Even assuming that Petitioner's allegations regarding the PLS attorney's conduct could warrant equitable tolling, any such tolling would not benefit Petitioner in this case. Petitioner avers that his communications with PLS occurred after the North Carolina Court of Appeals denied his petition for certiorari on April 6, 2010. (Docket Entry 1, ¶ 18.) Thus, by his own admission, Petitioner first contacted PLS over one and a half years after his one-year limitations period had expired on September 24, 2008. Nothing PLS did or failed to do could have resuscitated the expired one-year limitations period. Petitioner offers no explanation for why he could not have contacted PLS or otherwise diligently pursued his rights prior to the expiration of the one-year limitations period. Accordingly, Petitioner is not entitled to equitable tolling on these facts.

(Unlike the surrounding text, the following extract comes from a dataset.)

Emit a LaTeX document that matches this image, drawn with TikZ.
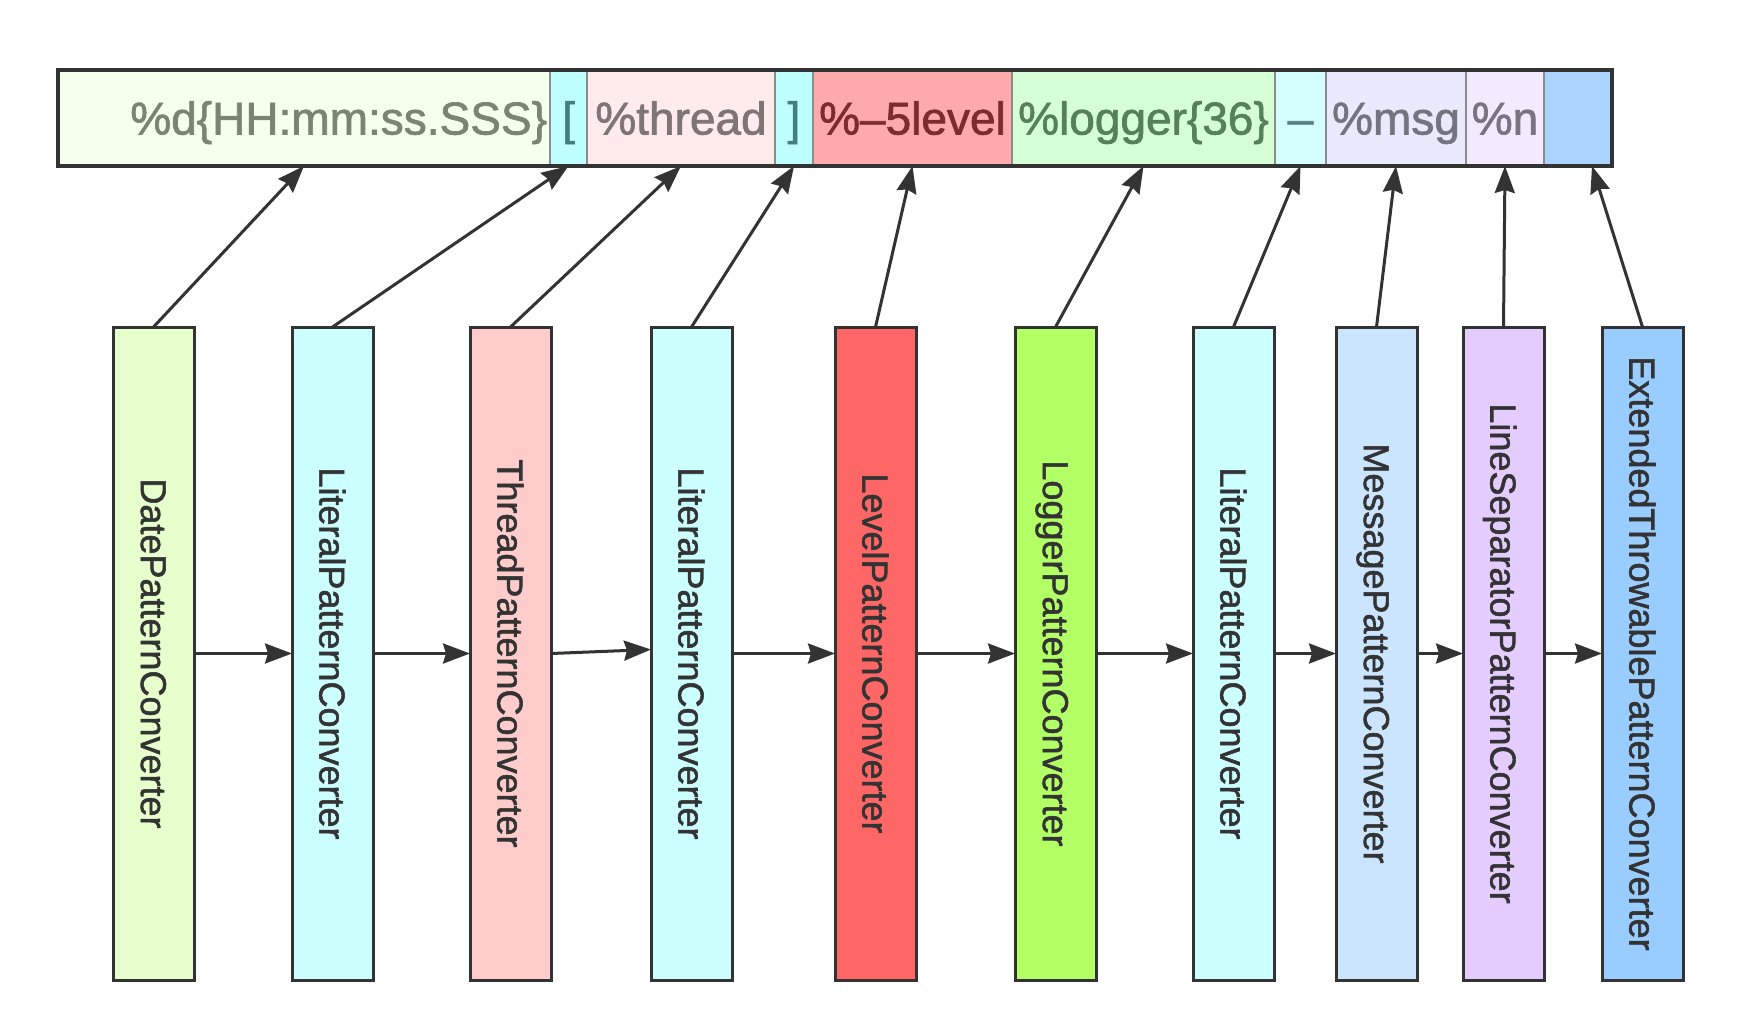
\documentclass[tikz,border=0pt]{standalone}
\usepackage{graphicx}
\usepackage{fontspec}
\setmainfont{Liberation Sans}
\newfontfamily\heavysans{Liberation Sans}[FakeBold=1.5,Ligatures=TeX]
\usetikzlibrary{arrows.meta}
\definecolor{edge}{HTML}{333333}
\definecolor{datefill}{HTML}{E6FFCC}
\definecolor{literalfill}{HTML}{CCFFFF}
\definecolor{threadfill}{HTML}{FFCCCC}
\definecolor{levelfill}{HTML}{FF6666}
\definecolor{loggerfill}{HTML}{B3FF66}
\definecolor{msgfill}{HTML}{CCE5FF}
\definecolor{lsepfill}{HTML}{E5CCFF}
\definecolor{throwfill}{HTML}{99CCFF}
\definecolor{dateseg}{HTML}{F5FFEB}
\definecolor{bracketseg}{HTML}{C0FFFF}
\definecolor{threadseg}{HTML}{FFEAEC}
\definecolor{levelseg}{HTML}{FFAAAA}
\definecolor{loggerseg}{HTML}{D5FFD5}
\definecolor{dashseg}{HTML}{D5FFFF}
\definecolor{msgseg}{HTML}{EAEAFF}
\definecolor{nlseg}{HTML}{F4EAFF}
\definecolor{throwseg}{HTML}{AAD4FF}
\definecolor{datetext}{HTML}{7A8470}
\definecolor{brackettext}{HTML}{408080}
\definecolor{threadtext}{HTML}{7F7476}
\definecolor{leveltext}{HTML}{802B2B}
\definecolor{loggertext}{HTML}{568056}
\definecolor{dashtext}{HTML}{5A8080}
\definecolor{msgtext}{HTML}{747480}
\definecolor{nltext}{HTML}{7A7480}
\newcommand{\vlabel}[1]{\rotatebox{-90}{\raisebox{0pt}[\height][0pt]{#1}}}

\begin{document}
\begin{tikzpicture}[x=1pt,y=-1pt,
  seg/.style={draw=black!45,line width=2.5pt,minimum height=96pt,inner sep=0pt,outer sep=0pt,
    anchor=west,text height=33pt,text depth=0pt,font=\heavysans\fontsize{46}{55}\selectfont},
  conv/.style={draw=edge,line width=3pt,minimum width=81pt,minimum height=653pt,
    inner sep=0pt,outer sep=0pt,text=edge,font=\heavysans\fontsize{36}{43}\selectfont},
  link/.style={draw=edge,line width=3pt,-{Stealth[length=27pt,width=20pt,inset=3pt]}}]
\useasboundingbox (0,0) rectangle (1752,1020);

\node[seg,fill=dateseg,text=datetext,minimum width=492pt,inner xsep=3pt,text width=486pt,align=right] (s1) at (58,118) {\%d\{HH:mm:ss.SSS\}};
\node[seg,fill=bracketseg,text=brackettext,minimum width=37pt] (s2) at (s1.east) {[};
\node[seg,fill=threadseg,text=threadtext,minimum width=188pt] (s3) at (s2.east) {\%thread};
\node[seg,fill=bracketseg,text=brackettext,minimum width=38pt] (s4) at (s3.east) {]};
\node[seg,fill=levelseg,text=leveltext,minimum width=199pt] (s5) at (s4.east) {\%–5level};
\node[seg,fill=loggerseg,text=loggertext,minimum width=263pt] (s6) at (s5.east) {\%logger\{36\}};
\node[seg,fill=dashseg,text=dashtext,minimum width=51pt] (s7) at (s6.east) {–};
\node[seg,fill=msgseg,text=msgtext,minimum width=140pt] (s8) at (s7.east) {\%msg};
\node[seg,fill=nlseg,text=nltext,minimum width=78pt] (s9) at (s8.east) {\%n};
\node[seg,fill=throwseg,minimum width=68pt] (s10) at (s9.east) {};
\draw[draw=edge,line width=3.5pt] (s1.north west) rectangle (s10.south east);

\node[conv,fill=datefill] (b1) at (153.5,653.5) {\vlabel{DatePatternConverter}};
\node[conv,fill=literalfill] (b2) at (332.5,653.5) {\vlabel{LiteralPatternConverter}};
\node[conv,fill=threadfill] (b3) at (510.5,653.5) {\vlabel{ThreadPatternConverter}};
\node[conv,fill=literalfill] (b4) at (691.5,653.5) {\vlabel{LiteralPatternConverter}};
\node[conv,fill=levelfill] (b5) at (875.5,653.5) {\vlabel{LevelPatternConverter}};
\node[conv,fill=loggerfill] (b6) at (1055.5,653.5) {\vlabel{LoggerPatternConverter}};
\node[conv,fill=literalfill] (b7) at (1233.5,653.5) {\vlabel{LiteralPatternConverter}};
\node[conv,fill=msgfill] (b8) at (1376.5,653.5) {\vlabel{MessagePatternConverter}};
\node[conv,fill=lsepfill] (b9) at (1503.5,653.5) {\vlabel{LineSeparatorPatternConverter}};
\node[conv,fill=throwfill] (b10) at (1642.5,653.5) {\vlabel{ExtendedThrowablePatternConverter}};

\draw[link] (b1.north) -- (s1.south);
\draw[link] (b2.north) -- (s2.south);
\draw[link] (b3.north) -- (s3.south);
\draw[link] (b4.north) -- (s4.south);
\draw[link] (b5.north) -- (s5.south);
\draw[link] (b6.north) -- (s6.south);
\draw[link] (b7.north) -- (s7.south);
\draw[link] (b8.north) -- (s8.south);
\draw[link] (b9.north) -- (s9.south);
\draw[link] (b10.north) -- ([xshift=14pt]s10.south);

\draw[link] (b1.east) -- (b2.west);
\draw[link] (b2.east) -- (b3.west);
\draw[link] (b3.east) -- ([yshift=4pt]b4.west);
\draw[link] (b4.east) -- (b5.west);
\draw[link] (b5.east) -- (b6.west);
\draw[link] (b6.east) -- (b7.west);
\draw[link] (b7.east) -- (b8.west);
\draw[link] (b8.east) -- (b9.west);
\draw[link] (b9.east) -- (b10.west);
\end{tikzpicture}
\end{document}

Some doubt exists as to the soundness of such assumption, as this Court has consistently held that delays by PLS do not warrant equitable tolling. See Gray v. Lewis, No. 1:11CV91, 2011 WL 4022787, at *3 (M.D.N.C. Sept. 9, 2011), adopted, slip op. (M.D.N.C. Nov. 4, 2011) (Beaty, C.J.) (unpublished) (citing Hood v. Jackson, No. 5:10-HC2008-FL, 2010 WL 4974550, at *2 (E.D.N.C. Dec. 1, 2010) (unpublished) (citing cases)); Satterfield v. Haynes, No. 1:10CV836, 2011 WL 4022169, at *4 (M.D.N.C. Sept. 9, 2011), adopted, slip op. (M.D.N.C. Nov. 7, 2011) (Schroeder, J.) (unpublished); Dockery v. Beck, No. 1:02CV00070, 2002 WL 32813704, at *2 (M.D.N.C. Aug. 1, 2002) (Beaty, J., adopting recommendation of Eliason, M.J.) (unpublished).
Finally, Petitioner raises a new argument in his response to Respondent's motion for summary judgment which he did not raise in his Petition. (Compare Docket Entry 1, ¶ 12, with Docket Entry 9 at 1-2.) Petitioner now contends that the instant Petition challenges not the trial court's incorrect calculation of his prior record level, nor his appellate counsel's failure to raise such an issue on appeal (as he had alleged in his Petition, see Docket Entry 1, ¶ 12), but rather the trial court's refusal to correct his prior record level when it denied his MAR on January 5, 2010 (Docket Entry 9 at 1-2). Petitioner's argument fails, because "[c]laims of error occurring in a state post conviction proceeding cannot serve as a basis of federal habeas corpus relief." Bryant v. Maryland, 848 F.2d 492, 493 (4th Cir. 1988); accord Lawrence v. Branker, 517 F.3d 700, 717 (4th Cir. 2008); Wright v. Angelone, 151 F.3d 151, 159 (4th Cir. 1998).
In sum, the Petition in this case is untimely and Petitioner has failed to advance any meritorious grounds for either equitable or statutory tolling of the one-year limitations period.
Under these circumstances, the Court need not reach Respondent's arguments addressed to the merits of Petitioner's claims. Moreover, the untimeliness of the Petition forecloses a finding that this case presents extraordinary circumstances warranting appointment of counsel.
--------
IT IS THEREFORE RECOMMENDED that Respondent's Motion for Summary Judgment (Docket Entry 4) be granted, that the Petition (Docket Entry 1) be denied, and that Judgment be entered dismissing this action.
IT IS ORDERED that Petitioner's Motion for Appointment of Counsel (Docket Entry 12) is DENIED.